STRONG EARTHQUAKE M6.2 FRIGHTENED THE INHABITANTS OF TAIPEI. TAIWAN
Taipei: A strong earthquake struck off the coast of eastern Taiwan on Monday evening with shaking felt in the capital Taipei, but authorities said there were no immediate reports of widespread damage or injuries.
The United States Geological Survey (USGS) said the quake measured 6.2 in magnitude and hit at a depth of 28 kilometres (17 miles).
The epicentre was given in the sea 64 kilometres east of the coastal city of Hualien.
Taiwan's fire service said initial impact reports were limited to a handful of people stuck in elevators who had since been rescued.
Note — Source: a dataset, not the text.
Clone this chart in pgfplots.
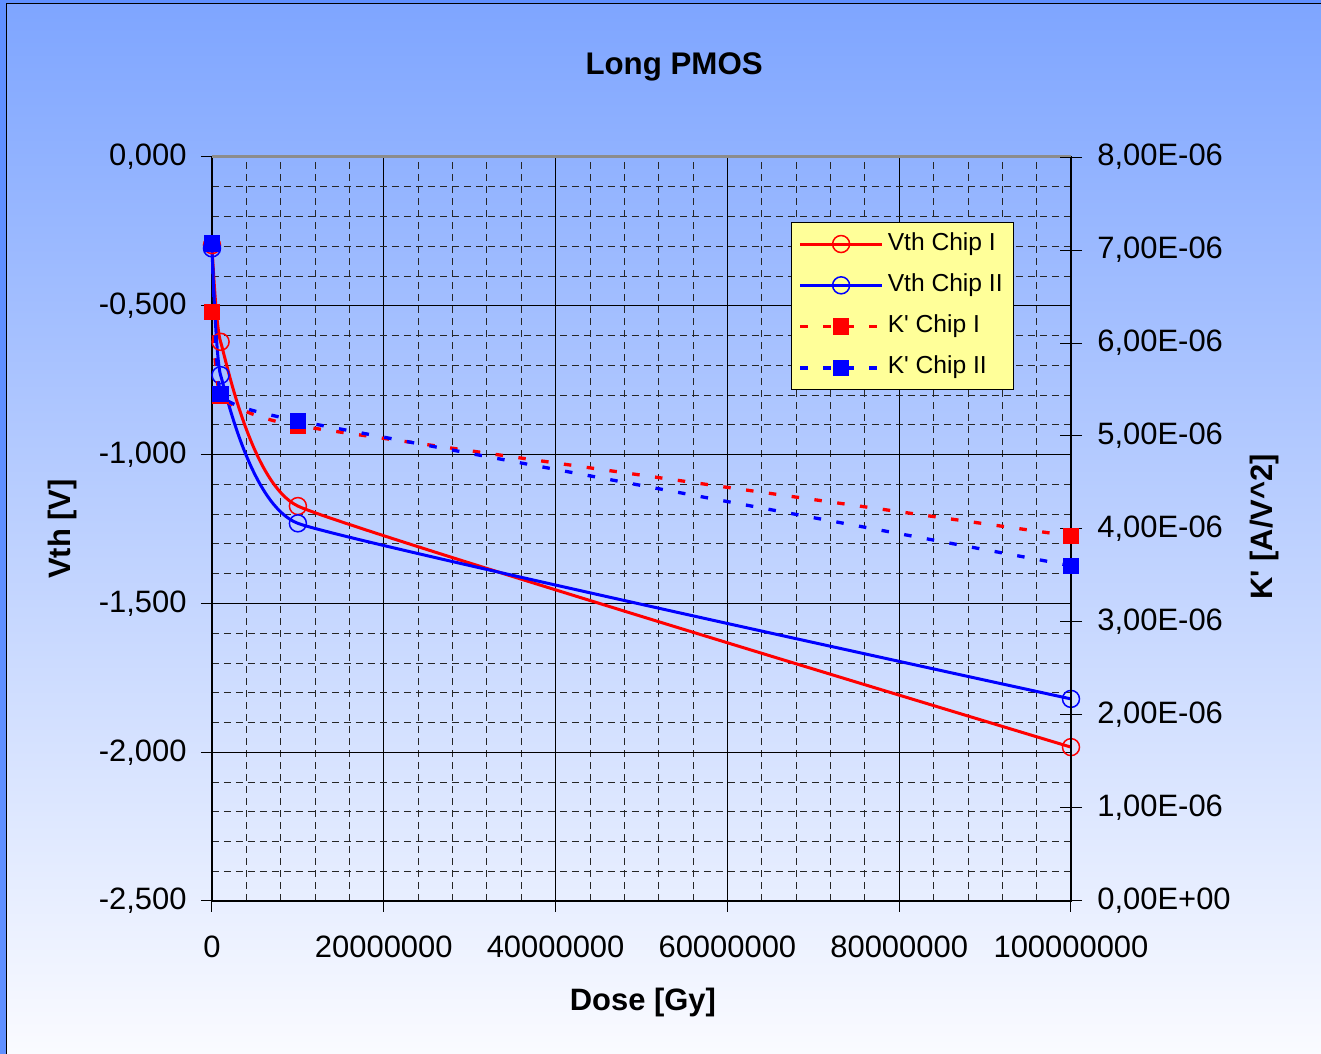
\documentclass[border=0pt]{standalone}
\usepackage{fontspec}
\setmainfont{Liberation Sans}
\usepackage{pgfplots}
\pgfplotsset{compat=1.18}

\definecolor{bgtop}{RGB}{126,165,255}
\definecolor{bgbot}{RGB}{250,251,255}
\definecolor{legfill}{RGB}{255,255,153}
\definecolor{frameblue}{RGB}{96,144,255}
\definecolor{topline}{RGB}{140,140,140}

\pgfplotsset{
  chart frame/.style={
    at={(21.2mm,15.3mm)}, anchor=south west,
    scale only axis, width=85.9mm, height=74.4mm,
    xmin=0, xmax=100000000, clip=false,
    scaled x ticks=false, scaled y ticks=false,
  },
  vthI/.style={red, line width=0.3mm, smooth, tension=0.2, mark=o,
    mark size=0.85mm, mark options={line width=0.15mm}},
  vthII/.style={blue, line width=0.3mm, smooth, tension=0.2, mark=o,
    mark size=0.85mm, mark options={line width=0.15mm}},
  kI/.style={red, line width=0.33mm, dash pattern=on 0.75mm off 1.55mm,
    smooth, tension=0.2, mark=square*, mark size=0.65mm,
    mark options={solid, fill=red}},
  kII/.style={blue, line width=0.33mm, dash pattern=on 0.75mm off 1.55mm,
    smooth, tension=0.2, mark=square*, mark size=0.65mm,
    mark options={solid, fill=blue}},
}

\begin{document}
\begin{tikzpicture}
\useasboundingbox (0,0) rectangle (132.1mm,105.4mm);
\shade[top color=bgtop, bottom color=bgbot] (0,0) rectangle (132.1mm,105.4mm);
% chart-area border
\fill[frameblue] (0,0) rectangle (0.6mm,105.4mm);
\fill[frameblue] (0,105.1mm) rectangle (132.1mm,105.4mm);
\draw[black, line width=0.12mm] (0.66mm,0) -- (0.66mm,105.04mm) -- (132.1mm,105.04mm);

% threshold voltage (left axis)
\begin{axis}[
  chart frame,
  ymin=-2.5, ymax=0,
  xtick={0,20000000,40000000,60000000,80000000,100000000},
  xticklabels={0,20000000,40000000,60000000,80000000,100000000},
  ytick={-2.5,-2,-1.5,-1,-0.5,0},
  yticklabels={{-2,500},{-2,000},{-1,500},{-1,000},{-0,500},{0,000}},
  minor x tick num=4, minor y tick num=4,
  grid=both,
  major grid style={black, line width=0.1mm},
  minor grid style={black!85, line width=0.08mm, dash pattern=on 0.7mm off 0.5mm},
  xtick pos=left, ytick pos=left,
  tick align=outside, major tick length=1.1mm, minor tick length=0pt,
  tick style={black, line width=0.1mm},
  axis line style={black, line width=0.12mm},
  /pgf/number format/assume math mode=true,
  ticklabel style={font=\fontsize{8.8}{10}\selectfont},
  xticklabel style={yshift=-1.1mm},
  yticklabel style={xshift=-0.2mm},
  title={Long PMOS},
  title style={font=\bfseries\fontsize{8.9}{10}\selectfont, at={(0.538,1.0927)}, anchor=center},
  xlabel={Dose [Gy]},
  xlabel style={font=\bfseries\fontsize{8.8}{10}\selectfont, at={(0.5017,-0.137)}, anchor=center},
  ylabel={Vth [V]},
  ylabel style={font=\bfseries\fontsize{8.8}{10}\selectfont, at={(-0.1735,0.5)}, anchor=center},
]
\draw[topline, line width=0.3mm] (rel axis cs:0,1) -- (rel axis cs:1,1);
\addplot[vthI] coordinates {(0,-0.296) (1000000,-0.621) (10000000,-1.173) (100000000,-1.983)};
\addplot[vthII] coordinates {(0,-0.307) (1000000,-0.733) (10000000,-1.231) (100000000,-1.821)};
\end{axis}

% transconductance parameter (right axis)
\begin{axis}[
  chart frame,
  ymin=0, ymax=0.000008,
  axis x line=none, axis y line*=right,
  axis line style={-, black, line width=0.12mm},
  ytick={0,0.000001,0.000002,0.000003,0.000004,0.000005,0.000006,0.000007,0.000008},
  yticklabels={{0,00E+00},{1,00E-06},{2,00E-06},{3,00E-06},{4,00E-06},{5,00E-06},{6,00E-06},{7,00E-06},{8,00E-06}},
  tick align=center, major tick length=2.2mm,
  tick style={black, line width=0.1mm},
  /pgf/number format/assume math mode=true,
  ticklabel style={font=\fontsize{8.8}{10}\selectfont},
  yticklabel style={xshift=0.3mm},
  ylabel={K\textquotesingle{} [A/V\textasciicircum{}2]},
  ylabel style={font=\bfseries\fontsize{8.8}{10}\selectfont, at={(1.2258,0.503)}, anchor=center},
  legend style={at={(0.674,0.9126)}, anchor=north west, draw=black, line width=0.1mm,
    fill=legfill, font=\fontsize{7}{8}\selectfont, inner xsep=0.7mm, inner ysep=0.65mm,
    row sep=1.13mm, nodes={inner sep=0.4mm, text height=1.7mm, text depth=0.5mm}},
  legend cell align=left,
  legend image code/.code={\draw[mark repeat=2,mark phase=2] plot coordinates {(0mm,0mm) (4.1mm,0mm) (8.2mm,0mm)};},
]
\addlegendimage{vthI}
\addlegendentry{Vth Chip I}
\addlegendimage{vthII}
\addlegendentry{Vth Chip II}
\addplot[kI] coordinates {(0,6.33e-6) (1000000,5.43e-6) (10000000,5.11e-6) (100000000,3.925e-6)};
\addlegendentry{K\textquotesingle{} Chip I}
\addplot[kII] coordinates {(0,7.07e-6) (1000000,5.45e-6) (10000000,5.163e-6) (100000000,3.605e-6)};
\addlegendentry{K\textquotesingle{} Chip II}
\end{axis}
\end{tikzpicture}
\end{document}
No major property destruction was reported.
An AFP reporter in Taipei said buildings swayed violently when the tremor struck during the rush hour commute at 5:46 pm (0946 GMT).
"The shaking lasted for a good 20 seconds with the ground moving left and right," the reporter said.
Taipei's MRT subway system kept running after the quake.
An American who has lived in Taiwan for 13 years, said the quake was "one of the stronger ones I've felt" during her time there.
Taiwan is regularly hit by earthquakes as the island lies near the junction of two tectonic plates.
Some earthquakes of this magnitude can prove deadly, although much depends on where the quake strikes and at what depth.
A 6.5-magnitude quake struck northeastern Yilan in October with minimal damage.
Hualien, a scenic tourist hotspot, was struck by a 6.4-magnitude earthquake in 2018 that killed 17 people and injured nearly 300.
In September 1999, a 7.6-magnitude quake killed around 2,400 people in the deadliest natural disaster in the island's history.
Chen Kuo-chang, head of the central weather bureau's seismological centre, said Taiwan experiences an average 2.5 quakes a year that are magnitude 6.0 or higher.